Images of the new Spain: the AVE train (top left), the Guggenheim Museum in Bilbao (right)
and architectural wonders in Valencia (bottom left)
How did this transformation happen? The short answer is EU funding; because Spain was both poor and populous it was the biggest benificiary of EU schemes such as the structural fund. As late as 1999, when its growing prosperity had reduced the grant, the country still received the most money, €7,090,700,000 net, from Brussels and was fourth in the list of winners, taking into account the size of their economies. However, there are other factors for which the Spanish people and government have been responsible. Government has been rapidly devolved to the regions, with go-ahead industrial areas such as Catalonia and the Basque country achieving a great amount of independence. Participation in university education has tripled since Franco. Large infrastructure projects such as the AVE high speed railway line from Madrid to Seville were completed. The country also hosted the Olympics and the Expo thereby raising its profile. Foreign investment flowed in the wake of these initiatives, making areas such as the run-down port city of Cartagena in the south-east a new base for companies such as General Electric, Repsol and Air Liquide. Spanish companies such as the telecoms giant Telefónica and the BBV bank have become players in the merger game in an atmosphere of deregulation and privatisation. Overall the economy boomed, in the late 1990s growth rates of over 3.5% were common and 440,000 jobs were created in twelve months. According to Cristobal Montoro, state secretary for the economy, 1998 was 'a truly splendid year'.

However as the boom has continued, inflation has begun to rise and similar problems to that of Ireland (see issue 10) are being encountered. Trade unions have responded by demanding wage rises indexed to prices. In the private sector agreements were struck whereby 5.8 million workers received rises if inflation was higher than government forecasts.

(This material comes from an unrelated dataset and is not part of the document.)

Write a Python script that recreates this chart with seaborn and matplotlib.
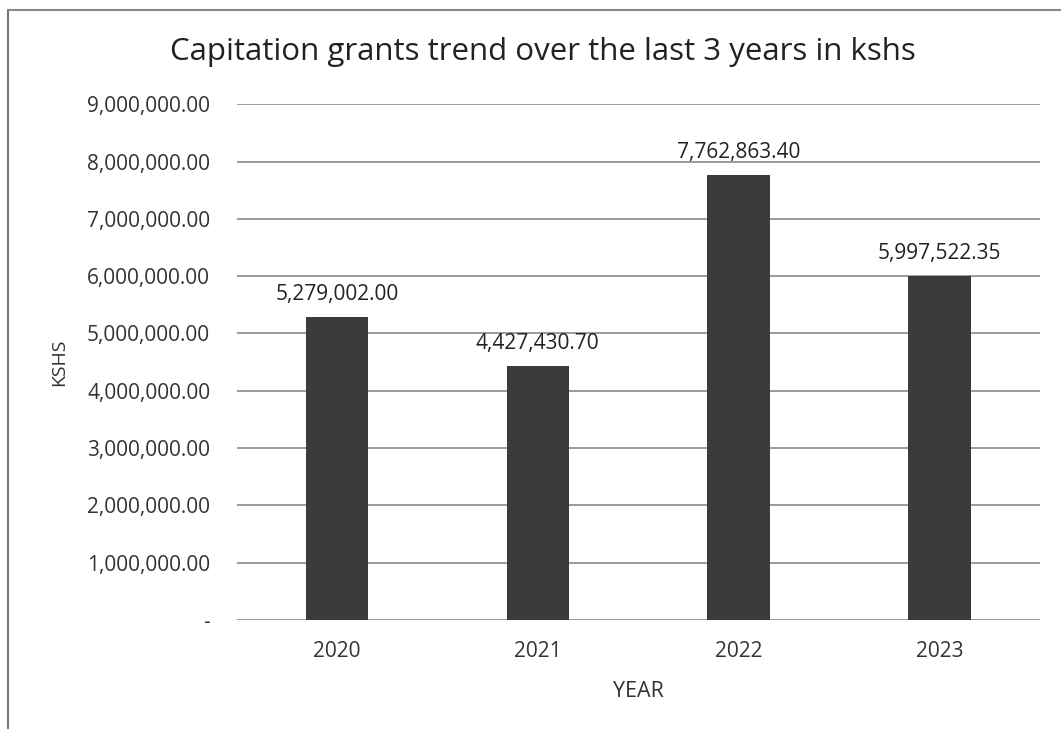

In the civil service public administrators had their wages frozen by the incoming right-wing government in 1997 but following a court case in January 2000 where

the teaching section of the trade union federation Comisiones Obreras, (CC.OO) won a judgement, a strike was held in December as the government would not back down. Employers seeking work flexibility have also run into opposition with longer shop hours, variable shift patterns and a proposal to make women pay the costs of maternity leave occasioning protests and strikes. Attitudes towards immigrants have also become problematic with the growth in prosperity.

Prime Minister Aznar of the right wing PPP

Spain used to export labour and import capital. Now, in net terms, the reverse applies. Poor migrant workers from countries such as Morocco and Ecuador have filled the gap left by Spain's low birth rate (the lowest in the EU) and many have no papers. Trade unions estimate that in Murcia alone there are around 40,000 immigrants who have not been able to regularise their situation, most of whom work in agriculture. This situation has led to riots and the tragic death of a group of Ecuadoreans whose overloaded van was hit by a train on their way to illegal work. The new government has reversed many of the provisions of a law designed to enable immigrants to be legalised amid protests in many Spanish cities and it is not clear if xenophobia or solidarity will rule the day.

It seems that, along with other formerly poor members, Spain is finding that the rich man's club brings new problems as the old ones are at last being conquered.